>> BEGIN Recorded information

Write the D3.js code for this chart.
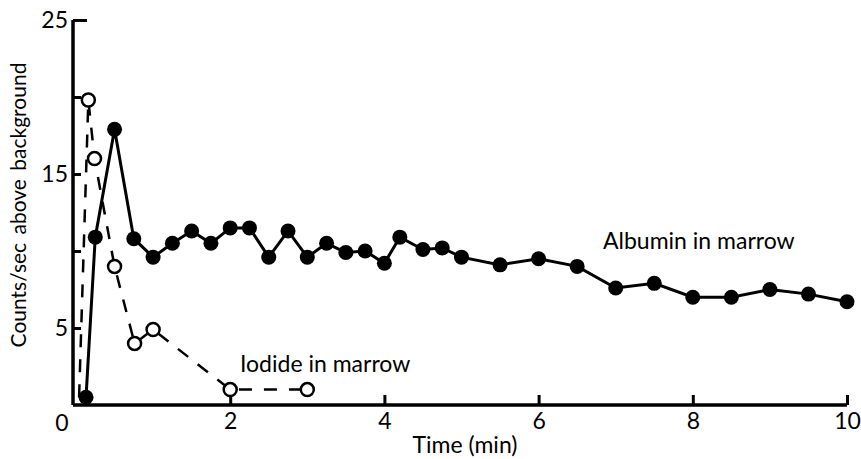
<!DOCTYPE html>
<html>
<head>
<meta charset="utf-8">
<script src="https://cdn.jsdelivr.net/npm/d3@7"></script>
<style>
  body { margin: 0; background: #fff; }
  text { font-family: Lato, "Open Sans", sans-serif; fill: #000; }
</style>
</head>
<body>
<svg id="chart" width="861" height="459"></svg>
<script>
// albumin in marrow (filled circles)
let albuminTime = [0.13, 0.25, 0.5, 0.75, 1, 1.25, 1.5, 1.75, 2, 2.25, 2.5, 2.75, 3, 3.25, 3.5, 3.75, 4, 4.2, 4.5, 4.75, 5, 5.5, 6, 6.5, 7, 7.5, 8, 8.5, 9, 9.5, 10]
let albuminCounts = [0.5, 10.9, 17.9, 10.8, 9.6, 10.5, 11.3, 10.5, 11.5, 11.5, 9.6, 11.3, 9.6, 10.5, 9.9, 10.0, 9.2, 10.9, 10.1, 10.2, 9.6, 9.1, 9.5, 9.0, 7.6, 7.9, 7.0, 7.0, 7.5, 7.2, 6.7]

// iodide in marrow (open circles, dashed)
let iodideTime = [0.04, 0.16, 0.24, 0.5, 0.76, 1, 2, 3]
let iodideCounts = [0.5, 19.8, 16.0, 9.0, 4.0, 4.9, 1.0, 1.0]

let xTicks = [2, 4, 6, 8, 10]
let yTicks = [5, 10, 15, 20, 25]
let yTickLabels = [5, 15, 25]

let svg = d3.select("#chart")

let x = d3.scaleLinear().domain([0, 10]).range([76, 847])
let y = d3.scaleLinear().domain([0, 25]).range([405, 20])

let albumin = albuminTime.map((t, i) => ({t: t, v: albuminCounts[i]}))
let iodide = iodideTime.map((t, i) => ({t: t, v: iodideCounts[i]}))

let line = d3.line().x(d => x(d.t)).y(d => y(d.v))

// axes
let xAxis = d3.axisBottom(x)
  .tickValues(xTicks)
  .tickSizeInner(-10)
  .tickSizeOuter(0)
  .tickPadding(8)
  .tickFormat(d3.format("d"))

let gx = svg.append("g")
  .attr("transform", "translate(0," + y(0) + ")")
  .call(xAxis)
gx.select(".domain").attr("d", "M" + (x(0) - 3) + ",0H" + x(10)).attr("stroke-width", 3.5)
gx.selectAll(".tick line").attr("stroke-width", 3)
gx.selectAll(".tick text").attr("font-size", 23).attr("font-family", "Lato")

let yAxis = d3.axisLeft(y)
  .tickValues(yTicks)
  .tickSizeInner(-8)
  .tickSizeOuter(0)
  .tickPadding(5)
  .tickFormat(d => yTickLabels.includes(d) ? d : "")

let gy = svg.append("g")
  .attr("transform", "translate(" + (x(0) - 3) + ",0)")
  .call(yAxis)
gy.select(".domain").attr("d", "M0," + y(0) + "V" + y(25)).attr("stroke-width", 3.5)
gy.selectAll(".tick line").attr("stroke-width", 3)
  .attr("x2", d => d === 25 ? 14 : 8)
gy.selectAll(".tick text").attr("font-size", 23).attr("font-family", "Lato")

// origin label
svg.append("text")
  .attr("x", x(0) - 14)
  .attr("y", y(0) + 26)
  .attr("text-anchor", "middle")
  .attr("font-size", 23)
  .text("0")

// iodide
svg.append("path")
  .datum(iodide)
  .attr("d", line)
  .attr("fill", "none")
  .attr("stroke", "#000")
  .attr("stroke-width", 2.5)
  .attr("stroke-dasharray", "13,12")

svg.selectAll(".iod")
  .data(iodide.slice(1))
  .enter()
  .append("circle")
  .attr("class", "iod")
  .attr("cx", d => x(d.t))
  .attr("cy", d => y(d.v))
  .attr("r", 6.5)
  .attr("fill", "#fff")
  .attr("stroke", "#000")
  .attr("stroke-width", 2.5)

// albumin
svg.append("path")
  .datum(albumin)
  .attr("d", line)
  .attr("fill", "none")
  .attr("stroke", "#000")
  .attr("stroke-width", 3)

svg.selectAll(".alb")
  .data(albumin)
  .enter()
  .append("circle")
  .attr("class", "alb")
  .attr("cx", d => x(d.t))
  .attr("cy", d => y(d.v))
  .attr("r", 7.5)
  .attr("fill", "#000")

// labels
svg.append("text")
  .attr("x", 603)
  .attr("y", 249)
  .attr("font-size", 23)
  .text("Albumin in marrow")

svg.append("text")
  .attr("x", 240)
  .attr("y", 372)
  .attr("font-size", 23)
  .text("Iodide in marrow")

svg.append("text")
  .attr("x", 465)
  .attr("y", 453)
  .attr("text-anchor", "middle")
  .attr("font-size", 23)
  .text("Time (min)")

svg.append("text")
  .attr("transform", "translate(26,205) rotate(-90)")
  .attr("text-anchor", "middle")
  .attr("font-size", 21)
  .attr("word-spacing", 3)
  .text("Counts/sec above background")
</script>
</body>
</html>
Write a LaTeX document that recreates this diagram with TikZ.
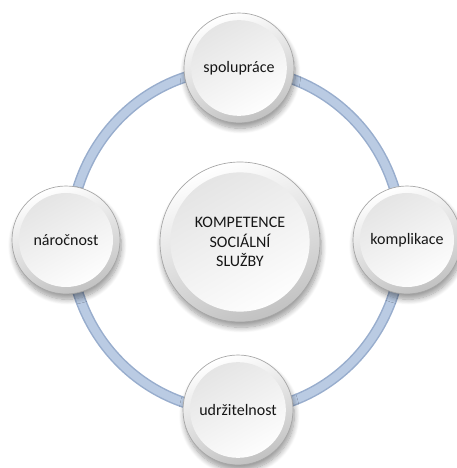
\documentclass[tikz,border=0pt]{standalone}
\usepackage{fontspec}
\setmainfont{Carlito}
\usetikzlibrary{shadows.blur}
\definecolor{ringfill}{HTML}{BACBE3}
\definecolor{ringedge}{HTML}{98ADCD}
\definecolor{txt}{HTML}{161616}
\tikzset{
  btn/.style={circle, inner sep=0pt, minimum size=2*#1, draw=black!35, line width=0.5pt,
    top color=white, bottom color=black!24, shading angle=20,
    blur shadow={shadow xshift=1pt, shadow yshift=-4pt, shadow blur steps=10, shadow opacity=40, shadow blur radius=4pt},
    font=\fontsize{12}{14.5}\selectfont, text=txt, align=center,
    path picture={\shade[top color=black!11, bottom color=white, shading angle=30]
      (path picture bounding box.center) circle[radius=0.87*#1];}},
}
\begin{document}
\begin{tikzpicture}[x=0.75pt,y=0.75pt]
\useasboundingbox (0,0) rectangle (457,468);
% ring
\coordinate (rc) at (236,228);
\draw[ringedge, line width=11*0.75pt] (rc) ellipse[x radius=166, y radius=171];
\draw[ringfill, line width=8*0.75pt] (rc) ellipse[x radius=166, y radius=171];
% buttons
\node[btn=60pt] (core) at (240,226) {KOMPETENCE\\SOCIÁLNÍ\\SLUŽBY};
\node[btn=41.25pt] (top) at (239,400) {spolupráce};
\node[btn=40.5pt] (left) at (66,228) {náročnost};
\node[btn=40.5pt] (right) at (407,228) {komplikace};
\node[btn=41.25pt] (bottom) at (238,58) {udržitelnost};
\end{tikzpicture}
\end{document}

>> END Recorded information

■ **Exercise aim**
Leave out the pictures and copy the rest of the material above exactly.

■ **Output of the exercise**
Write the D3.js code for this chart.
<!DOCTYPE html>
<html>
<head>
<meta charset="utf-8">
<script src="https://cdn.jsdelivr.net/npm/d3@7"></script>
<style>
  body { margin: 0; background: #fff; }
  text { font-family: Lato, "Open Sans", sans-serif; fill: #000; }
</style>
</head>
<body>
<svg id="chart" width="861" height="459"></svg>
<script>
// albumin in marrow (filled circles)
let albuminTime = [0.13, 0.25, 0.5, 0.75, 1, 1.25, 1.5, 1.75, 2, 2.25, 2.5, 2.75, 3, 3.25, 3.5, 3.75, 4, 4.2, 4.5, 4.75, 5, 5.5, 6, 6.5, 7, 7.5, 8, 8.5, 9, 9.5, 10]
let albuminCounts = [0.5, 10.9, 17.9, 10.8, 9.6, 10.5, 11.3, 10.5, 11.5, 11.5, 9.6, 11.3, 9.6, 10.5, 9.9, 10.0, 9.2, 10.9, 10.1, 10.2, 9.6, 9.1, 9.5, 9.0, 7.6, 7.9, 7.0, 7.0, 7.5, 7.2, 6.7]

// iodide in marrow (open circles, dashed)
let iodideTime = [0.04, 0.16, 0.24, 0.5, 0.76, 1, 2, 3]
let iodideCounts = [0.5, 19.8, 16.0, 9.0, 4.0, 4.9, 1.0, 1.0]

let xTicks = [2, 4, 6, 8, 10]
let yTicks = [5, 10, 15, 20, 25]
let yTickLabels = [5, 15, 25]

let svg = d3.select("#chart")

let x = d3.scaleLinear().domain([0, 10]).range([76, 847])
let y = d3.scaleLinear().domain([0, 25]).range([405, 20])

let albumin = albuminTime.map((t, i) => ({t: t, v: albuminCounts[i]}))
let iodide = iodideTime.map((t, i) => ({t: t, v: iodideCounts[i]}))

let line = d3.line().x(d => x(d.t)).y(d => y(d.v))

// axes
let xAxis = d3.axisBottom(x)
  .tickValues(xTicks)
  .tickSizeInner(-10)
  .tickSizeOuter(0)
  .tickPadding(8)
  .tickFormat(d3.format("d"))

let gx = svg.append("g")
  .attr("transform", "translate(0," + y(0) + ")")
  .call(xAxis)
gx.select(".domain").attr("d", "M" + (x(0) - 3) + ",0H" + x(10)).attr("stroke-width", 3.5)
gx.selectAll(".tick line").attr("stroke-width", 3)
gx.selectAll(".tick text").attr("font-size", 23).attr("font-family", "Lato")

let yAxis = d3.axisLeft(y)
  .tickValues(yTicks)
  .tickSizeInner(-8)
  .tickSizeOuter(0)
  .tickPadding(5)
  .tickFormat(d => yTickLabels.includes(d) ? d : "")

let gy = svg.append("g")
  .attr("transform", "translate(" + (x(0) - 3) + ",0)")
  .call(yAxis)
gy.select(".domain").attr("d", "M0," + y(0) + "V" + y(25)).attr("stroke-width", 3.5)
gy.selectAll(".tick line").attr("stroke-width", 3)
  .attr("x2", d => d === 25 ? 14 : 8)
gy.selectAll(".tick text").attr("font-size", 23).attr("font-family", "Lato")

// origin label
svg.append("text")
  .attr("x", x(0) - 14)
  .attr("y", y(0) + 26)
  .attr("text-anchor", "middle")
  .attr("font-size", 23)
  .text("0")

// iodide
svg.append("path")
  .datum(iodide)
  .attr("d", line)
  .attr("fill", "none")
  .attr("stroke", "#000")
  .attr("stroke-width", 2.5)
  .attr("stroke-dasharray", "13,12")

svg.selectAll(".iod")
  .data(iodide.slice(1))
  .enter()
  .append("circle")
  .attr("class", "iod")
  .attr("cx", d => x(d.t))
  .attr("cy", d => y(d.v))
  .attr("r", 6.5)
  .attr("fill", "#fff")
  .attr("stroke", "#000")
  .attr("stroke-width", 2.5)

// albumin
svg.append("path")
  .datum(albumin)
  .attr("d", line)
  .attr("fill", "none")
  .attr("stroke", "#000")
  .attr("stroke-width", 3)

svg.selectAll(".alb")
  .data(albumin)
  .enter()
  .append("circle")
  .attr("class", "alb")
  .attr("cx", d => x(d.t))
  .attr("cy", d => y(d.v))
  .attr("r", 7.5)
  .attr("fill", "#000")

// labels
svg.append("text")
  .attr("x", 603)
  .attr("y", 249)
  .attr("font-size", 23)
  .text("Albumin in marrow")

svg.append("text")
  .attr("x", 240)
  .attr("y", 372)
  .attr("font-size", 23)
  .text("Iodide in marrow")

svg.append("text")
  .attr("x", 465)
  .attr("y", 453)
  .attr("text-anchor", "middle")
  .attr("font-size", 23)
  .text("Time (min)")

svg.append("text")
  .attr("transform", "translate(26,205) rotate(-90)")
  .attr("text-anchor", "middle")
  .attr("font-size", 21)
  .attr("word-spacing", 3)
  .text("Counts/sec above background")
</script>
</body>
</html>
Write a LaTeX document that recreates this diagram with TikZ.
\documentclass[tikz,border=0pt]{standalone}
\usepackage{fontspec}
\setmainfont{Carlito}
\usetikzlibrary{shadows.blur}
\definecolor{ringfill}{HTML}{BACBE3}
\definecolor{ringedge}{HTML}{98ADCD}
\definecolor{txt}{HTML}{161616}
\tikzset{
  btn/.style={circle, inner sep=0pt, minimum size=2*#1, draw=black!35, line width=0.5pt,
    top color=white, bottom color=black!24, shading angle=20,
    blur shadow={shadow xshift=1pt, shadow yshift=-4pt, shadow blur steps=10, shadow opacity=40, shadow blur radius=4pt},
    font=\fontsize{12}{14.5}\selectfont, text=txt, align=center,
    path picture={\shade[top color=black!11, bottom color=white, shading angle=30]
      (path picture bounding box.center) circle[radius=0.87*#1];}},
}
\begin{document}
\begin{tikzpicture}[x=0.75pt,y=0.75pt]
\useasboundingbox (0,0) rectangle (457,468);
% ring
\coordinate (rc) at (236,228);
\draw[ringedge, line width=11*0.75pt] (rc) ellipse[x radius=166, y radius=171];
\draw[ringfill, line width=8*0.75pt] (rc) ellipse[x radius=166, y radius=171];
% buttons
\node[btn=60pt] (core) at (240,226) {KOMPETENCE\\SOCIÁLNÍ\\SLUŽBY};
\node[btn=41.25pt] (top) at (239,400) {spolupráce};
\node[btn=40.5pt] (left) at (66,228) {náročnost};
\node[btn=40.5pt] (right) at (407,228) {komplikace};
\node[btn=41.25pt] (bottom) at (238,58) {udržitelnost};
\end{tikzpicture}
\end{document}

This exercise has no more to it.